I always surmised the work “hobo” was a corruption from the French “hobereaux” which meant a former nobleman down on his financial luck or who had done something unaristocratic–like getting his hands dirty actually trying to make money–to lose his noble status. But, just a surmise.
Uh, I am under the impression that the New York town is named after a town in the Netherlands, as are Nieuw Amsterdam (New York), Haarlem, Schenectady, and Beverswyck (Albany).
Uh, I am under the impression that the New Jersey town is named after a town in the Netherlands, as are other places in the area like Nieuw Amsterdam (New York), Haarlem, Schenectady, Breucklen (Brooklyn), Bronx, and Beverswyck (now Albany).
just a wag here - since hobo’s usually travel via feight trains and hoboken is basically a big rail yard - maybe the bums from NYC who wanted a change of carear got across the river and hopped a freight.

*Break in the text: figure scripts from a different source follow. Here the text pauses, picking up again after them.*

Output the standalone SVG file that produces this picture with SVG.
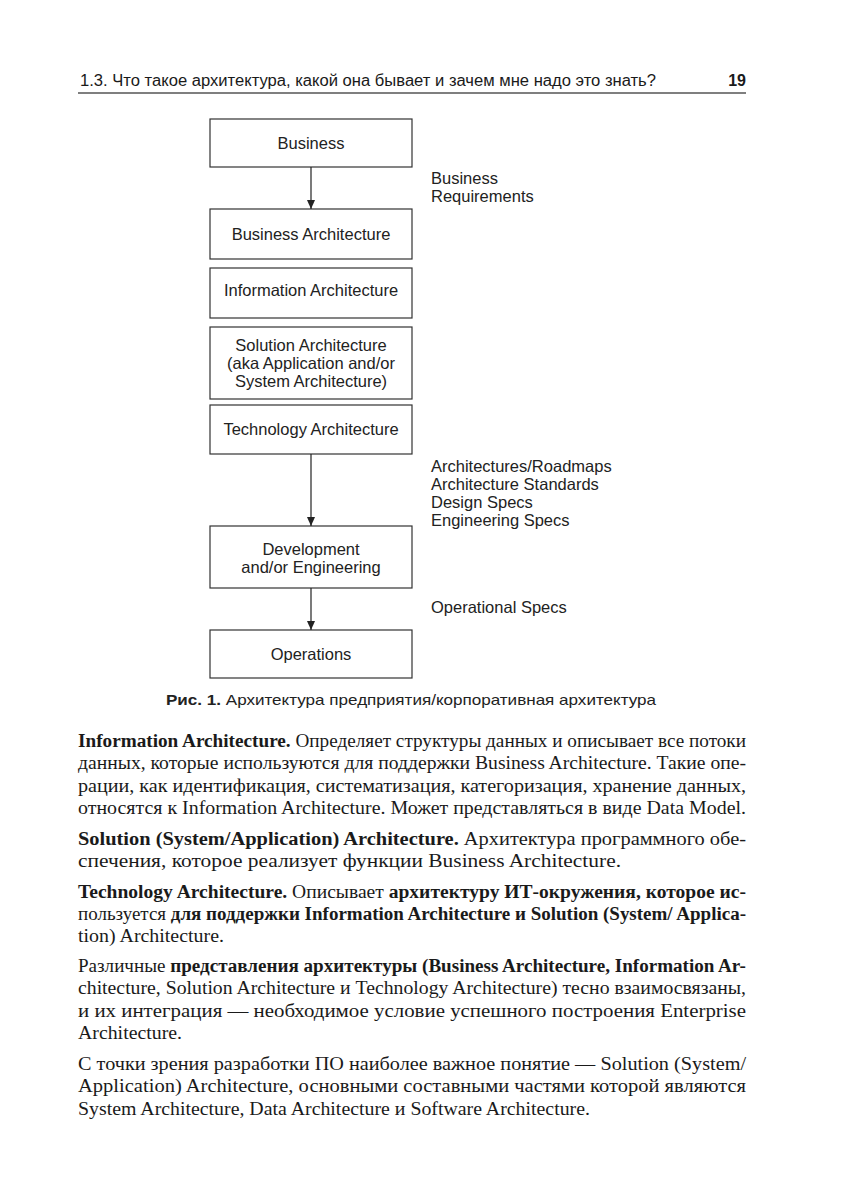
<svg xmlns="http://www.w3.org/2000/svg" width="849" height="1200" viewBox="0 0 849 1200">
<defs>
<style>
.hd{font-family:"Liberation Sans",Arial,sans-serif;font-size:16px;fill:#1a1a1a}
.bx{fill:#fff;stroke:#333;stroke-width:1.2}
.bt{font-family:"Liberation Sans",Arial,sans-serif;font-size:16.5px;fill:#222;text-anchor:middle}
.lb{font-family:"Liberation Sans",Arial,sans-serif;font-size:16.5px;fill:#222}
.cap{font-family:"Liberation Sans",Arial,sans-serif;font-size:15px;fill:#222}
.tx{font-family:"Liberation Serif","Times New Roman",serif;font-size:18.5px;fill:#1a1a1a}
.b{font-weight:bold}
.cn{stroke:#222;stroke-width:1.2;fill:none}
</style>
<marker id="ah" markerWidth="10" markerHeight="10" refX="9" refY="5" orient="auto" markerUnits="userSpaceOnUse">
<path d="M0,1 L9,5 L0,9 Z" fill="#222"/>
</marker>
</defs>
<rect width="849" height="1200" fill="#fff"/>
<g id="header">
<text class="hd" x="80" y="86" textLength="576" lengthAdjust="spacingAndGlyphs">1.3. Что такое архитектура, какой она бывает и зачем мне надо это знать?</text>
<text class="hd b" x="746" y="86" text-anchor="end">19</text>
<line x1="78" y1="93" x2="746" y2="93" stroke="#555" stroke-width="1.5"/>
</g>
<g id="n-business"><rect class="bx" x="210" y="119" width="202" height="48"/><text class="bt" x="311" y="149">Business</text></g>
<g id="n-busarch"><rect class="bx" x="210" y="209" width="202" height="50"/><text class="bt" x="311" y="240">Business Architecture</text></g>
<g id="n-infoarch"><rect class="bx" x="210" y="268" width="202" height="50"/><text class="bt" x="311" y="296">Information Architecture</text></g>
<g id="n-solarch"><rect class="bx" x="210" y="327" width="202" height="72"/><text class="bt" x="311" y="351">Solution Architecture</text><text class="bt" x="311" y="369">(aka Application and/or</text><text class="bt" x="311" y="387">System Architecture)</text></g>
<g id="n-techarch"><rect class="bx" x="210" y="405" width="202" height="49"/><text class="bt" x="311" y="435">Technology Architecture</text></g>
<g id="n-dev"><rect class="bx" x="210" y="526" width="202" height="62"/><text class="bt" x="311" y="555">Development</text><text class="bt" x="311" y="573">and/or Engineering</text></g>
<g id="n-ops"><rect class="bx" x="210" y="630" width="202" height="48"/><text class="bt" x="311" y="660">Operations</text></g>
<g id="connectors">
<line class="cn" x1="311" y1="167" x2="311" y2="209" marker-end="url(#ah)"/>
<line class="cn" x1="311" y1="454" x2="311" y2="526" marker-end="url(#ah)"/>
<line class="cn" x1="311" y1="588" x2="311" y2="630" marker-end="url(#ah)"/>
</g>
<g id="labels">
<text class="lb" x="431" y="184">Business</text>
<text class="lb" x="431" y="202">Requirements</text>
<text class="lb" x="431" y="472">Architectures/Roadmaps</text>
<text class="lb" x="431" y="490">Architecture Standards</text>
<text class="lb" x="431" y="508">Design Specs</text>
<text class="lb" x="431" y="526">Engineering Specs</text>
<text class="lb" x="431" y="613">Operational Specs</text>
</g>
<g id="caption">
<text class="cap" x="166" y="705" textLength="490" lengthAdjust="spacingAndGlyphs"><tspan class="b">Рис. 1.</tspan> Архитектура предприятия/корпоративная архитектура</text>
</g>
<g id="body">
<text class="tx" x="78" y="747" textLength="668" lengthAdjust="spacingAndGlyphs"><tspan class="b">Information Architecture.</tspan> Определяет структуры данных и описывает все потоки</text>
<text class="tx" x="78" y="769" textLength="668" lengthAdjust="spacingAndGlyphs">данных, которые используются для поддержки Business Architecture. Такие опе-</text>
<text class="tx" x="78" y="792" textLength="668" lengthAdjust="spacingAndGlyphs">рации, как идентификация, систематизация, категоризация, хранение данных,</text>
<text class="tx" x="78" y="814" textLength="668" lengthAdjust="spacingAndGlyphs">относятся к Information Architecture. Может представляться в виде Data Model.</text>
<text class="tx" x="78" y="845" textLength="668" lengthAdjust="spacingAndGlyphs"><tspan class="b">Solution (System/Application) Architecture.</tspan> Архитектура программного обе-</text>
<text class="tx" x="78" y="867" textLength="543" lengthAdjust="spacingAndGlyphs">спечения, которое реализует функции Business Architecture.</text>
<text class="tx" x="78" y="898" textLength="668" lengthAdjust="spacingAndGlyphs"><tspan class="b">Technology Architecture.</tspan> Описывает <tspan class="b">архитектуру ИТ-окружения, которое ис-</tspan></text>
<text class="tx" x="78" y="920" textLength="668" lengthAdjust="spacingAndGlyphs">пользуется <tspan class="b">для поддержки Information Architecture и Solution (System/ Applica-</tspan></text>
<text class="tx" x="78" y="942" textLength="146" lengthAdjust="spacingAndGlyphs">tion) Architecture.</text>
<text class="tx" x="78" y="972" textLength="668" lengthAdjust="spacingAndGlyphs">Различные <tspan class="b">представления архитектуры (Business Architecture, Information Ar-</tspan></text>
<text class="tx" x="78" y="994" textLength="668" lengthAdjust="spacingAndGlyphs">chitecture, Solution Architecture и Technology Architecture) тесно взаимосвязаны,</text>
<text class="tx" x="78" y="1017" textLength="668" lengthAdjust="spacingAndGlyphs">и их интеграция — необходимое условие успешного построения Enterprise</text>
<text class="tx" x="78" y="1039" textLength="104" lengthAdjust="spacingAndGlyphs">Architecture.</text>
<text class="tx" x="78" y="1070" textLength="668" lengthAdjust="spacingAndGlyphs">С точки зрения разработки ПО наиболее важное понятие — Solution (System/</text>
<text class="tx" x="78" y="1092" textLength="668" lengthAdjust="spacingAndGlyphs">Application) Architecture, основными составными частями которой являются</text>
<text class="tx" x="78" y="1115" textLength="512" lengthAdjust="spacingAndGlyphs">System Architecture, Data Architecture и Software Architecture.</text>
</g>
</svg>
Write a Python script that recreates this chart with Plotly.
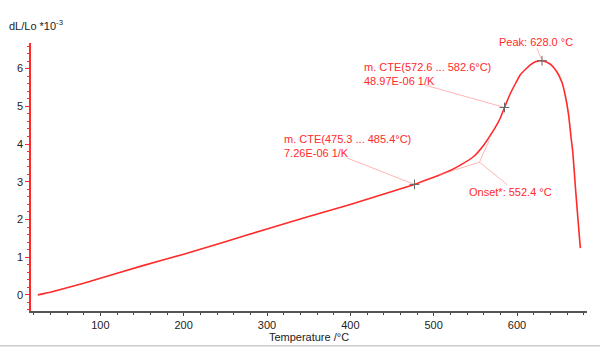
import plotly.graph_objects as go

# ---- data ----
temps = [25, 40, 60, 80, 100, 150, 200, 250, 300, 350, 400, 450, 477, 500, 520, 532,
         548, 560, 568, 574, 580, 585, 592, 604, 616, 623, 630, 636, 641, 648, 654,
         658, 662, 665, 667, 670, 673, 676]
dl = [0.0, 0.07, 0.19, 0.31, 0.44, 0.77, 1.08, 1.41, 1.75, 2.08, 2.40, 2.74, 2.93, 3.12,
      3.30, 3.44, 3.67, 3.97, 4.23, 4.44, 4.69, 4.97, 5.34, 5.84, 6.10, 6.19, 6.21, 6.17,
      6.10, 5.91, 5.63, 5.28, 4.76, 4.15, 3.78, 2.88, 2.05, 1.24]

marker_t = [477.0, 585.0, 630.0]
marker_v = [2.93, 4.97, 6.21]

onset_t, onset_v = 555.0, 3.52
tan1_t = [505, 555.0]
tan1_v = [3.17, 3.52]
tan2_t = [555.0, 567]
tan2_v = [3.52, 4.12]

x_ticks = [100, 200, 300, 400, 500, 600]
y_ticks = [0, 1, 2, 3, 4, 5, 6]

RED = "#ff2a2a"
PINK = "rgba(255,120,120,0.55)"
FONT = "Liberation Sans, Arial, sans-serif"

# plot-area geometry (pixels)
L, R, T, B = 31, 13, 43, 37
PW, PH = 600 - L - R, 353 - T - B

fig = go.Figure()
fig.add_trace(go.Scatter(x=temps, y=dl, mode="lines",
                         line=dict(color=RED, width=1.6, shape="spline", smoothing=0.35),
                         hoverinfo="skip"))
# tangent lines for onset
fig.add_trace(go.Scatter(x=tan1_t, y=tan1_v, mode="lines", line=dict(color=PINK, width=1)))
fig.add_trace(go.Scatter(x=tan2_t, y=tan2_v, mode="lines", line=dict(color=PINK, width=1)))

# leader lines
leaders = [
    ((396, 3.63), (marker_t[0], marker_v[0])),
    ((490, 5.56), (marker_t[1], marker_v[1])),
    ((624, 6.54), (marker_t[2], marker_v[2])),
    ((588, 2.93), (onset_t, onset_v)),
]
for (a, b) in leaders:
    fig.add_trace(go.Scatter(x=[a[0], b[0]], y=[a[1], b[1]], mode="lines",
                             line=dict(color=PINK, width=1)))

fig.add_trace(go.Scatter(x=marker_t, y=marker_v, mode="markers",
                         marker=dict(symbol="cross-thin", size=7,
                                     line=dict(color="#666666", width=1))))

ann_font = dict(family=FONT, size=11, color=RED)
fig.add_annotation(x=318, y=3.95, xref="x", yref="y", showarrow=False,
                   text="m. CTE(475.3 ... 485.4°C)<br>7.26E-06 1/K",
                   xanchor="left", yanchor="middle", align="left", font=ann_font)
fig.add_annotation(x=414, y=5.87, xref="x", yref="y", showarrow=False,
                   text="m. CTE(572.6 ... 582.6°C)<br>48.97E-06 1/K",
                   xanchor="left", yanchor="middle", align="left", font=ann_font)
fig.add_annotation(x=(536.3 - L) / PW, y=(353 - B - 42.3) / PH, xref="paper", yref="paper",
                   showarrow=False, text="Peak: 628.0 °C",
                   xanchor="center", yanchor="middle", font=ann_font)
fig.add_annotation(x=540, y=2.74, xref="x", yref="y", showarrow=False,
                   text="Onset*: 552.4 °C", xanchor="left", yanchor="middle", font=ann_font)

# y-axis title
fig.add_annotation(x=(7 - L) / PW, y=(353 - B - 25) / PH, xref="paper", yref="paper",
                   showarrow=False, text="dL/Lo *10<sup>-3</sup>",
                   font=dict(family=FONT, size=11, color="#222"),
                   xanchor="left", yanchor="middle")

fig.update_layout(
    width=600, height=353,
    margin=dict(l=L, r=R, t=T, b=B),
    plot_bgcolor="white", paper_bgcolor="white",
    showlegend=False,
    font=dict(family=FONT, size=11, color="#222"),
)
fig.update_xaxes(range=[16.8, 684], tickvals=x_ticks, ticks="outside", ticklen=3,
                 tickcolor="#444", showline=True, linecolor="#555", linewidth=1.5,
                 showgrid=False, zeroline=False,
                 minor=dict(dtick=20, tick0=0, ticks="outside", ticklen=2, tickcolor="#444"),
                 title=dict(text="Temperature /°C", font=dict(size=11), standoff=2),
                 tickfont=dict(size=11, color="#222"))
fig.update_yaxes(range=[-0.427, 6.68], tickvals=y_ticks, ticks="outside", ticklen=4,
                 tickcolor=RED, showline=True, linecolor=RED, linewidth=1.5,
                 showgrid=False, zeroline=False,
                 minor=dict(dtick=0.2, tick0=0, ticks="outside", ticklen=2, tickcolor=RED),
                 tickfont=dict(size=11, color="#222"))

fig.add_shape(type="line", xref="paper", yref="paper", x0=-L / PW, x1=(600 - L) / PW,
              y0=-35.5 / PH, y1=-35.5 / PH, line=dict(color="#cccccc", width=1.5))

fig.write_html("out.html")
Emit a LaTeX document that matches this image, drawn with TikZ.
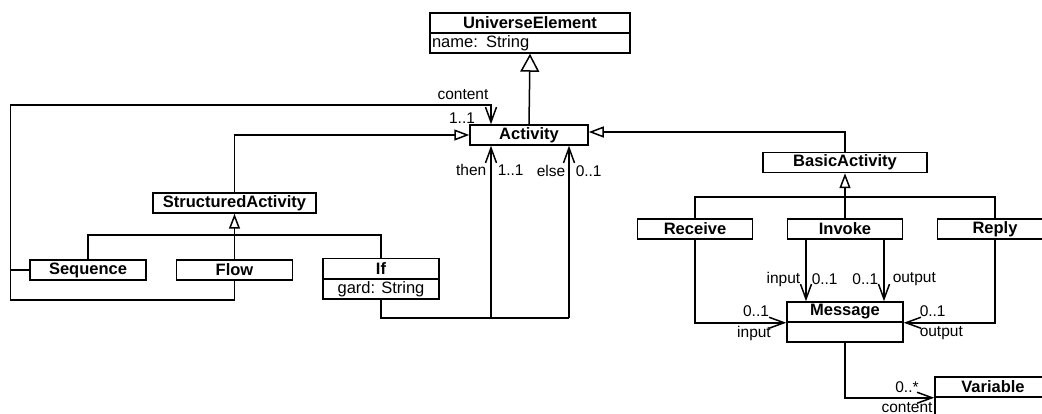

My understanding was that “hobo” was an abbreviation for “home bound” as when the men riding the rails or camping on riverbanks were challenged by local authorities what they were doing, they would plead that they were “homebound.”
I can’t find a link, but Garrison Keillor once explained that the gardening hoe was invented near the end of the civil war, and that destitute confederate veterans who could obtain one turned to wandering the countryside carrying their few belongings in a pack attached to the hoe. The cartoon image of a hobo with his pack on a ‘stick’ developed from this.
These “Hoe Boys” would go door to door and offer to weed gardens or fields in exchange for food, shelter or money.
Bindles predate the US Civil War (though the word does not). Dick Whittington is typically depicted carrying a bindle as he leaves London, and one such image I’ve seen dates to the 17th century.